China is home to a vast array of staggering natural beauty. However, this reputation is unfortunately soured in the West by its reputation for being one of the most polluted countries on the planet. Whilst this is true of many big cites, Westerners often overlook the opportunity to visit rural China – home to some of the most incredible national parks on the planet.
My favourite has to be Jiuzhaigou, meaning ‘nine village valley’. Jiuzhaigou sits high up in the mountains a few hundred kilometres north of Chengdu, the capital of Sichuan province. This place was untouched until the ‘70s when it began to be used for logging. However, this activity was stopped soon after when the local authorities realised how amazing the natural landscape was. The pristine area hosts some of the purest bodies of water in the Himalayan region, which give it a range of spectacular translucent colours.
I came in the dead of winter with my family a few years ago. It wasn’t the smartest idea, but we didn’t have much choice, due to limited holiday time. Whilst the day time was amazing with temperatures around two degrees centigrade, at night it dropped below -20. However, while some may see this as a tad uncomfortable (particularly for a family of Australians), the frozen landscapes were breathtaking. The valley itself is split two; we spent our time taking busses up both and then walking down. It may sound boring for those who don’t like nature, but I can honestly say it’s the most beautiful place I have ever been.
This place is widely known throughout China and has been used as a backdrop for many famous Chinese movies, such as House of Flying Daggers and Hero.
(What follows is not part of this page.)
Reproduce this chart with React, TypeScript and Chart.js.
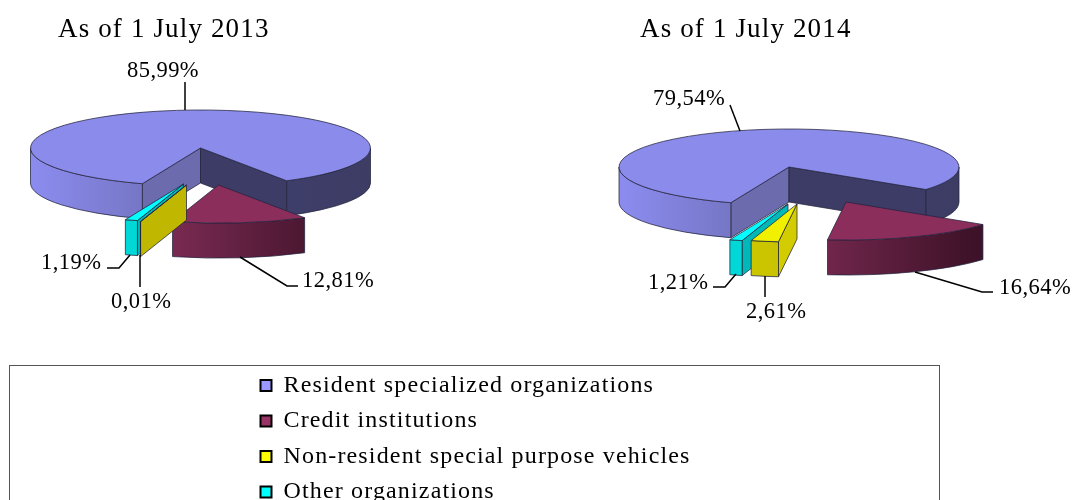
import React, { useEffect, useRef } from "react";
import { Chart, registerables } from "chart.js";

Chart.register(...registerables);

const categories = [
  "Resident specialized organizations",
  "Credit institutions",
  "Non-resident special purpose vehicles",
  "Other organizations",
];
const values2013 = [85.99, 12.81, 0.01, 1.19];
const values2014 = [79.54, 16.64, 2.61, 1.21];
const title2013 = "As of 1 July 2013";
const title2014 = "As of 1 July 2014";

const SERIF = "'Liberation Serif', 'Times New Roman', serif";
const swatches = ["#9999ff", "#993366", "#ffff00", "#00ffff"];
const topColors = ["#8b8bec", "#8c2e5c", "#f0f000", "#00ffff"];
const RADIUS = 170;
const SQUASH = 38 / 170;
const DEPTH = 35;

type Stops = [number, string][];
const outerStops: Stops[] = [
  [[0, "#8c8cf0"], [0.33, "#7676c6"], [0.5, "#50508a"], [0.75, "#3e3e6a"], [1, "#3c3c64"]],
  [[0, "#8c2e5c"], [0.36, "#7a2a52"], [0.87, "#3e1228"], [1, "#3a1026"]],
  [[0, "#d8d200"], [0.5, "#c8c200"], [1, "#b8b000"]],
  [[0, "#00dede"], [0.5, "#00d4d4"], [1, "#00c8c8"]],
];

function pct(v: number) {
  return v.toFixed(2).replace(".", ",") + "%";
}

type PieSpec = {
  cx: number;
  cy: number;
  offsets: number[][];
  startWalls: string[];
  endWalls: string[];
  texts: { x: number; y: number; index: number }[];
  leaders: number[][][];
};

const spec2013: PieSpec = {
  cx: 200.5,
  cy: 148,
  offsets: [[0, 0], [18, 37], [-14, 37], [-17, 36]],
  startWalls: ["#6b6bae", "#6a2244", "#bfb700", "#00b8b8"],
  endWalls: ["#3c3c66", "#5a1c3a", "#bfb700", "#00b8b8"],
  texts: [
    { x: 127, y: 71, index: 0 },
    { x: 302, y: 281, index: 1 },
    { x: 111, y: 302, index: 2 },
    { x: 41, y: 263, index: 3 },
  ],
  leaders: [
    [[185, 82], [185, 110]],
    [[240, 257], [287, 286], [298, 286]],
    [[140, 255], [140, 287]],
    [[107, 268], [119, 268], [130, 255]],
  ],
};

const spec2014: PieSpec = {
  cx: 789,
  cy: 167,
  offsets: [[0, 0], [57, 35], [8, 37], [-1, 37]],
  startWalls: ["#6b6bae", "#6a2244", "#d2cc00", "#00b8b8"],
  endWalls: ["#3c3c66", "#5a1c3a", "#d2cc00", "#00b8b8"],
  texts: [
    { x: 653, y: 99, index: 0 },
    { x: 999, y: 288, index: 1 },
    { x: 746, y: 312, index: 2 },
    { x: 648, y: 283, index: 3 },
  ],
  leaders: [
    [[730, 105], [740, 131]],
    [[915, 272], [982, 292], [993, 292]],
    [[765, 276], [765, 297]],
    [[713, 287], [725, 287], [736, 274]],
  ],
};

const EDGE = "rgba(35,35,60,0.75)";
const FRONT_ORDER = [0, 1, 3, 2];

function pie3dPlugin(spec: PieSpec, values: number[]) {
  return {
    id: "pie3d",
    beforeDraw(chart: any) {
      chart.ctx.letterSpacing = "1.15px";
    },
    beforeDatasetsDraw(chart: any) {
      const ctx: CanvasRenderingContext2D = chart.ctx;
      ctx.letterSpacing = "0px";
      const arcs = chart.getDatasetMeta(0).data;
      for (const i of FRONT_ORDER) {
        const arc = arcs[i];
        const [dx, dy] = spec.offsets[i];
        const X = spec.cx + dx;
        const Y = spec.cy + dy;
        const rx = arc.outerRadius;
        const ry = rx * SQUASH;
        const tau = Math.PI * 2;
        const s = ((arc.startAngle % tau) + tau) % tau;
        const e = s + (arc.endAngle - arc.startAngle);
        const px = (a: number) => X + Math.cos(a) * rx;
        const py = (a: number) => Y + Math.sin(a) * ry;

        const wall = (a: number, color: string) => {
          ctx.beginPath();
          ctx.moveTo(X, Y);
          ctx.lineTo(px(a), py(a));
          ctx.lineTo(px(a), py(a) + DEPTH);
          ctx.lineTo(X, Y + DEPTH);
          ctx.closePath();
          ctx.fillStyle = color;
          ctx.fill();
          ctx.strokeStyle = EDGE;
          ctx.lineWidth = 1;
          ctx.stroke();
        };
        // radial faces that look towards the viewer
        if (Math.cos(s) < 0) wall(s, spec.startWalls[i]);
        if (Math.cos(e) > 0) wall(e, spec.endWalls[i]);

        // curved rim on the front half
        const grad = ctx.createLinearGradient(X - rx, 0, X + rx, 0);
        outerStops[i].forEach(([t, c]) => grad.addColorStop(t, c));
        for (const k of [0, 1]) {
          const a = Math.max(s, k * tau);
          const b = Math.min(e, k * tau + Math.PI);
          if (b <= a) continue;
          ctx.beginPath();
          ctx.ellipse(X, Y, rx, ry, 0, a, b);
          ctx.lineTo(px(b), py(b) + DEPTH);
          ctx.ellipse(X, Y + DEPTH, rx, ry, 0, b, a, true);
          ctx.closePath();
          ctx.fillStyle = grad;
          ctx.fill();
          ctx.strokeStyle = EDGE;
          ctx.lineWidth = 1;
          ctx.stroke();
        }

        // top face: the library's own arc, flattened
        ctx.save();
        ctx.translate(X, Y);
        ctx.scale(1, SQUASH);
        ctx.translate(-arc.x, -arc.y);
        arc.draw(ctx);
        ctx.restore();
        ctx.beginPath();
        ctx.moveTo(X, Y);
        ctx.ellipse(X, Y, rx, ry, 0, s, e);
        ctx.closePath();
        ctx.strokeStyle = EDGE;
        ctx.lineWidth = 1;
        ctx.stroke();
      }

      ctx.strokeStyle = "#000";
      ctx.lineWidth = 1.5;
      spec.leaders.forEach((pts) => {
        ctx.beginPath();
        pts.forEach(([x, y], n) => (n ? ctx.lineTo(x, y) : ctx.moveTo(x, y)));
        ctx.stroke();
      });

      ctx.fillStyle = "#000";
      ctx.font = `22.5px ${SERIF}`;
      ctx.textAlign = "left";
      ctx.textBaseline = "middle";
      ctx.letterSpacing = "0.45px";
      spec.texts.forEach((t) => ctx.fillText(pct(values[t.index]), t.x, t.y));
      ctx.letterSpacing = "0px";
      return false;
    },
  };
}

function makePie(canvas: HTMLCanvasElement, values: number[], title: string, left: number, spec: PieSpec, rotation: number) {
  return new Chart(canvas, {
    type: "pie",
    data: {
      labels: categories,
      datasets: [{ data: values, backgroundColor: topColors, borderWidth: 0 }],
    },
    options: {
      responsive: false,
      animation: false,
      rotation,
      radius: RADIUS,
      layout: { padding: { left, top: 14 } },
      plugins: {
        legend: { display: false },
        tooltip: { enabled: false },
        title: {
          display: true,
          text: title,
          align: "start",
          color: "#000",
          font: { family: SERIF, size: 27, weight: "normal" },
          padding: 0,
        },
      },
    } as any,
    plugins: [pie3dPlugin(spec, values)],
  });
}

export default function App() {
  const a = useRef<HTMLCanvasElement>(null);
  const b = useRef<HTMLCanvasElement>(null);
  const c = useRef<HTMLCanvasElement>(null);

  useEffect(() => {
    document.body.style.margin = "0";
    const c1 = makePie(a.current!, values2013, title2013, 58, spec2013, 200);
    const c2 = makePie(b.current!, values2014, title2014, 640, spec2014, 200);
    const c3 = new Chart(c.current!, {
      type: "pie",
      data: {
        labels: categories,
        datasets: [{ data: values2014, backgroundColor: swatches, borderColor: "#000", borderWidth: 2 }],
      },
      options: {
        responsive: false,
        animation: false,
        layout: { padding: 0 },
        plugins: {
          tooltip: { enabled: false },
          legend: {
            display: true,
            position: "left",
            align: "start",
            maxWidth: 680,
            labels: {
              boxWidth: 11,
              boxHeight: 11,
              padding: 11.5,
              color: "#000",
              font: { family: SERIF, size: 24 },
            },
          },
        },
      } as any,
      plugins: [
        {
          id: "legendOnly",
          beforeLayout(chart: any) {
            chart.ctx.letterSpacing = "1.15px";
          },
          beforeDraw(chart: any) {
            chart.ctx.letterSpacing = "1.15px";
          },
          beforeDatasetsDraw() {
            return false;
          },
        },
      ],
    });
    return () => {
      c1.destroy();
      c2.destroy();
      c3.destroy();
    };
  }, []);

  const abs: React.CSSProperties = { position: "absolute", left: 0, top: 0 };
  return (
    <div style={{ position: "absolute", left: 0, top: 0, width: 1072, height: 500, overflow: "hidden", background: "#fff" }}>
      <canvas ref={a} width={1072} height={360} style={{ ...abs, display: "block" }} />
      <canvas ref={b} width={1072} height={360} style={{ ...abs, display: "block" }} />
      <div style={{ position: "absolute", left: 9, top: 365, width: 929, height: 160, border: "1px solid #555" }} />
      <canvas ref={c} width={760} height={200} style={{ position: "absolute", left: 249, top: 362, display: "block" }} />
    </div>
  );
}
As well as the scenery, this place has some awesome culture to explore. As it’s located inside a Tibetan autonomous region of Sichuan province, visiting Jiuzhaigou also means experiencing yaks galore and dog fur car seats. That’s right, dog fur. The dog fur lined seats I highly recommend as they keep you super warm. The yaks… well, just don’t get too close (my family and I got charged by one trying to snap a photo).
Coloured flags adorn the buildings and small Tibetan-style souvenirs are available throughout the town. The food is not much to write home about (after all, it was low season and many restaurants we closed) and amenities were fairly basic. For example, the heating in our room was a little off, which meant any water left on the bathroom floor became ice overnight.
Hardships aside, this place is worth the visit. Highlights such as mirrored lakes and a peacock pool are straight off of a post card and will definitely have you writing smug Facebook comments to friends; “wish you were here, lol”.
To get to Jiuzhaigou, you can brave the 11-hour drive from Chengdu, or take a 1-hour flight, although flights are regularly delayed or cancelled because of the weather up at 3500m above sea level. We flew, and got lucky as the flight in the day after was cancelled.
If you find yourself in Chengdu, I urge you to pop up to Jiuzhaigou for a detour you couldn’t possibly regret. Although *useful pointer*: avoid it during Golden Week as it (like every national monument or park) becomes insanely crowded with local tourists.